## [Short exercise]
Transcribe everything in the data word for word. Pictures are left out.

## [Data provided]
######

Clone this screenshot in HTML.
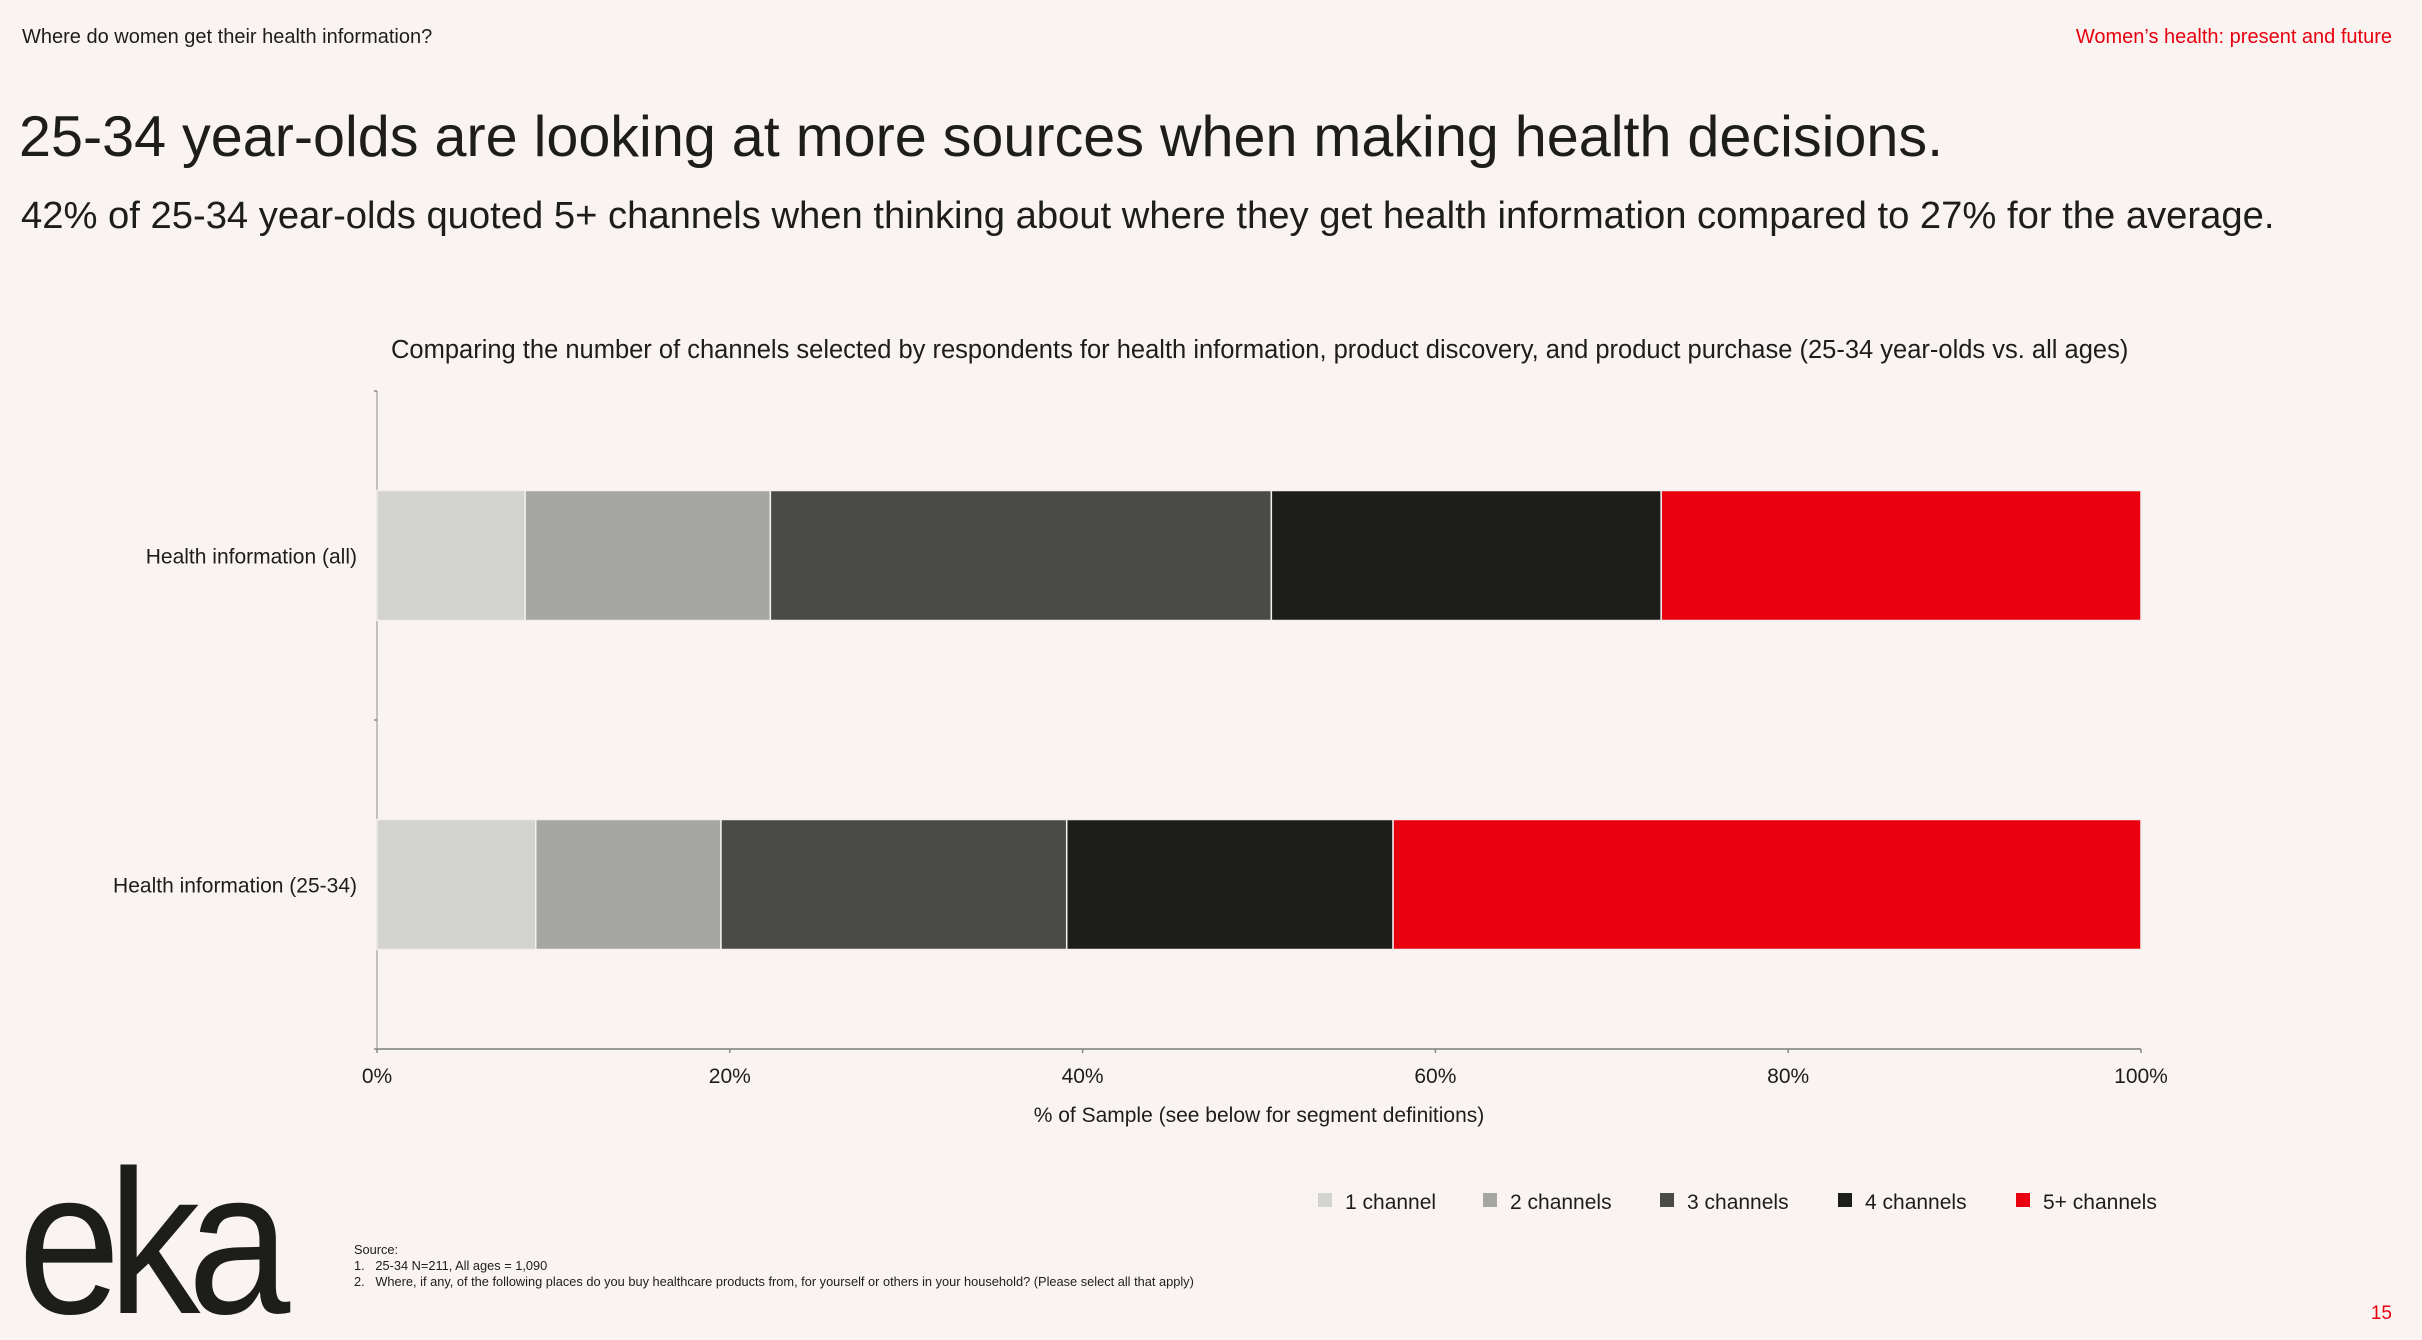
<!DOCTYPE html>
<html><head><meta charset="utf-8"><style>
body{margin:0;background:#f9f4f1;font-family:"Liberation Sans",Arial,sans-serif;color:#1d1d1b}
#page{position:relative;width:2422px;height:1340px;overflow:hidden;background:#f9f4f1}
.t{position:absolute;white-space:nowrap}
</style></head><body>
<div id="page">
<div class="t" style="left:22px;top:26px;font-size:20px">Where do women get their health information?</div>
<div class="t" style="right:30px;top:26px;font-size:20px;color:#e8000f">Women’s health: present and future</div>
<div class="t" style="left:19px;top:104px;font-size:57.5px">25-34 year-olds are looking at more sources when making health decisions.</div>
<div class="t" style="left:21px;top:194px;font-size:38.2px">42% of 25-34 year-olds quoted 5+ channels when thinking about where they get health information compared to 27% for the average.</div>
<div class="t" style="left:391px;top:336px;font-size:25.5px">Comparing the number of channels selected by respondents for health information, product discovery, and product purchase (25-34 year-olds vs. all ages)</div>
<svg id="chart" width="2422" height="1340" style="position:absolute;left:0;top:0"></svg>
<div class="t" style="left:18px;top:1140px;font-size:205px;letter-spacing:-14px;transform:scaleX(0.9);transform-origin:left top;line-height:1">eka</div>
<div class="t" style="left:354px;top:1242px;font-size:12.8px;line-height:16px">Source:<br>1.&nbsp;&nbsp;&nbsp;25-34 N=211, All ages = 1,090<br>2.&nbsp;&nbsp;&nbsp;Where, if any, of the following places do you buy healthcare products from, for yourself or others in your household? (Please select all that apply)</div>
<div class="t" style="right:30px;top:1303px;font-size:19px;color:#e8000f">15</div>
</div>
<script>
const categories=["Health information (all)","Health information (25-34)"];
const seriesNames=["1 channel","2 channels","3 channels","4 channels","5+ channels"];
const s1=[8.4,9.0];
const s2=[13.9,10.5];
const s3=[28.4,19.6];
const s4=[22.1,18.5];
const s5=[27.2,42.4];
const ticks=[0,20,40,60,80,100];
const tickLabels=["0%","20%","40%","60%","80%","100%"];
const colors=["#d3d3d1","#a6a6a4","#4a4a49","#1d1d1b","#e8000f"];
const series=[s1,s2,s3,s4,s5];
const NS="http://www.w3.org/2000/svg";
const svg=document.getElementById('chart');
const X0=377,X1=2141,YT=391,YB=1049;
const x=v=>X0+(X1-X0)*v/100;
const band=(YB-YT)/categories.length;
const y=i=>YT+band*i;
function mk(t,a){const e=document.createElementNS(NS,t);for(const k in a)e.setAttribute(k,a[k]);svg.appendChild(e);return e;}
let e=mk('line',{x1:X0,y1:YT,x2:X0,y2:YB,stroke:'#b0b0b0','stroke-width':1.5});

e=mk('line',{x1:X0,y1:YB,x2:X1,y2:YB,stroke:'#9a9a9a','stroke-width':2});

for(let i=0;i<=categories.length;i++){e=mk('line',{x1:X0-3,y1:y(i),x2:X0,y2:y(i),stroke:'#888','stroke-width':1.5});
}
ticks.forEach((t,i)=>{
 e=mk('line',{x1:x(t),y1:YB,x2:x(t),y2:YB+4,stroke:'#888','stroke-width':1.5});
 
 e=mk('text',{x:x(t),y:YB+34,'text-anchor':'middle','font-size':21,fill:'#1d1d1b'});
 e.textContent=tickLabels[i];
 
});
e=mk('text',{x:(X0+X1)/2,y:1122,'text-anchor':'middle','font-size':21,fill:'#1d1d1b'});
e.textContent="% of Sample (see below for segment definitions)";

const barH=130;
categories.forEach((c,i)=>{
 const cy=y(i)+band/2;
 e=mk('text',{x:357,y:cy+8,'text-anchor':'end','font-size':21,fill:'#1d1d1b'});
 e.textContent=c;
 
 let acc=0;
 series.forEach((s,j)=>{
  e=mk('rect',{x:x(acc),y:cy-barH/2,width:x(acc+s[i])-x(acc),height:barH,fill:colors[j],stroke:'#f3f0ee','stroke-width':1.5});
  
  acc+=s[i];
 });
});
const lx=[1318,1483,1660,1838,2016];
seriesNames.forEach((n,j)=>{
 e=mk('rect',{x:lx[j],y:1193,width:14,height:14,fill:colors[j]});
 
 e=mk('text',{x:lx[j]+27,y:1209,'font-size':21,fill:'#1d1d1b'});
 e.textContent=n;
 
});
</script>
</body></html>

######

## [Result]
Clone this screenshot in HTML.
<!DOCTYPE html>
<html><head><meta charset="utf-8"><style>
body{margin:0;background:#f9f4f1;font-family:"Liberation Sans",Arial,sans-serif;color:#1d1d1b}
#page{position:relative;width:2422px;height:1340px;overflow:hidden;background:#f9f4f1}
.t{position:absolute;white-space:nowrap}
</style></head><body>
<div id="page">
<div class="t" style="left:22px;top:26px;font-size:20px">Where do women get their health information?</div>
<div class="t" style="right:30px;top:26px;font-size:20px;color:#e8000f">Women’s health: present and future</div>
<div class="t" style="left:19px;top:104px;font-size:57.5px">25-34 year-olds are looking at more sources when making health decisions.</div>
<div class="t" style="left:21px;top:194px;font-size:38.2px">42% of 25-34 year-olds quoted 5+ channels when thinking about where they get health information compared to 27% for the average.</div>
<div class="t" style="left:391px;top:336px;font-size:25.5px">Comparing the number of channels selected by respondents for health information, product discovery, and product purchase (25-34 year-olds vs. all ages)</div>
<svg id="chart" width="2422" height="1340" style="position:absolute;left:0;top:0"></svg>
<div class="t" style="left:18px;top:1140px;font-size:205px;letter-spacing:-14px;transform:scaleX(0.9);transform-origin:left top;line-height:1">eka</div>
<div class="t" style="left:354px;top:1242px;font-size:12.8px;line-height:16px">Source:<br>1.&nbsp;&nbsp;&nbsp;25-34 N=211, All ages = 1,090<br>2.&nbsp;&nbsp;&nbsp;Where, if any, of the following places do you buy healthcare products from, for yourself or others in your household? (Please select all that apply)</div>
<div class="t" style="right:30px;top:1303px;font-size:19px;color:#e8000f">15</div>
</div>
<script>
const categories=["Health information (all)","Health information (25-34)"];
const seriesNames=["1 channel","2 channels","3 channels","4 channels","5+ channels"];
const s1=[8.4,9.0];
const s2=[13.9,10.5];
const s3=[28.4,19.6];
const s4=[22.1,18.5];
const s5=[27.2,42.4];
const ticks=[0,20,40,60,80,100];
const tickLabels=["0%","20%","40%","60%","80%","100%"];
const colors=["#d3d3d1","#a6a6a4","#4a4a49","#1d1d1b","#e8000f"];
const series=[s1,s2,s3,s4,s5];
const NS="http://www.w3.org/2000/svg";
const svg=document.getElementById('chart');
const X0=377,X1=2141,YT=391,YB=1049;
const x=v=>X0+(X1-X0)*v/100;
const band=(YB-YT)/categories.length;
const y=i=>YT+band*i;
function mk(t,a){const e=document.createElementNS(NS,t);for(const k in a)e.setAttribute(k,a[k]);svg.appendChild(e);return e;}
let e=mk('line',{x1:X0,y1:YT,x2:X0,y2:YB,stroke:'#b0b0b0','stroke-width':1.5});

e=mk('line',{x1:X0,y1:YB,x2:X1,y2:YB,stroke:'#9a9a9a','stroke-width':2});

for(let i=0;i<=categories.length;i++){e=mk('line',{x1:X0-3,y1:y(i),x2:X0,y2:y(i),stroke:'#888','stroke-width':1.5});
}
ticks.forEach((t,i)=>{
 e=mk('line',{x1:x(t),y1:YB,x2:x(t),y2:YB+4,stroke:'#888','stroke-width':1.5});
 
 e=mk('text',{x:x(t),y:YB+34,'text-anchor':'middle','font-size':21,fill:'#1d1d1b'});
 e.textContent=tickLabels[i];
 
});
e=mk('text',{x:(X0+X1)/2,y:1122,'text-anchor':'middle','font-size':21,fill:'#1d1d1b'});
e.textContent="% of Sample (see below for segment definitions)";

const barH=130;
categories.forEach((c,i)=>{
 const cy=y(i)+band/2;
 e=mk('text',{x:357,y:cy+8,'text-anchor':'end','font-size':21,fill:'#1d1d1b'});
 e.textContent=c;
 
 let acc=0;
 series.forEach((s,j)=>{
  e=mk('rect',{x:x(acc),y:cy-barH/2,width:x(acc+s[i])-x(acc),height:barH,fill:colors[j],stroke:'#f3f0ee','stroke-width':1.5});
  
  acc+=s[i];
 });
});
const lx=[1318,1483,1660,1838,2016];
seriesNames.forEach((n,j)=>{
 e=mk('rect',{x:lx[j],y:1193,width:14,height:14,fill:colors[j]});
 
 e=mk('text',{x:lx[j]+27,y:1209,'font-size':21,fill:'#1d1d1b'});
 e.textContent=n;
 
});
</script>
</body></html>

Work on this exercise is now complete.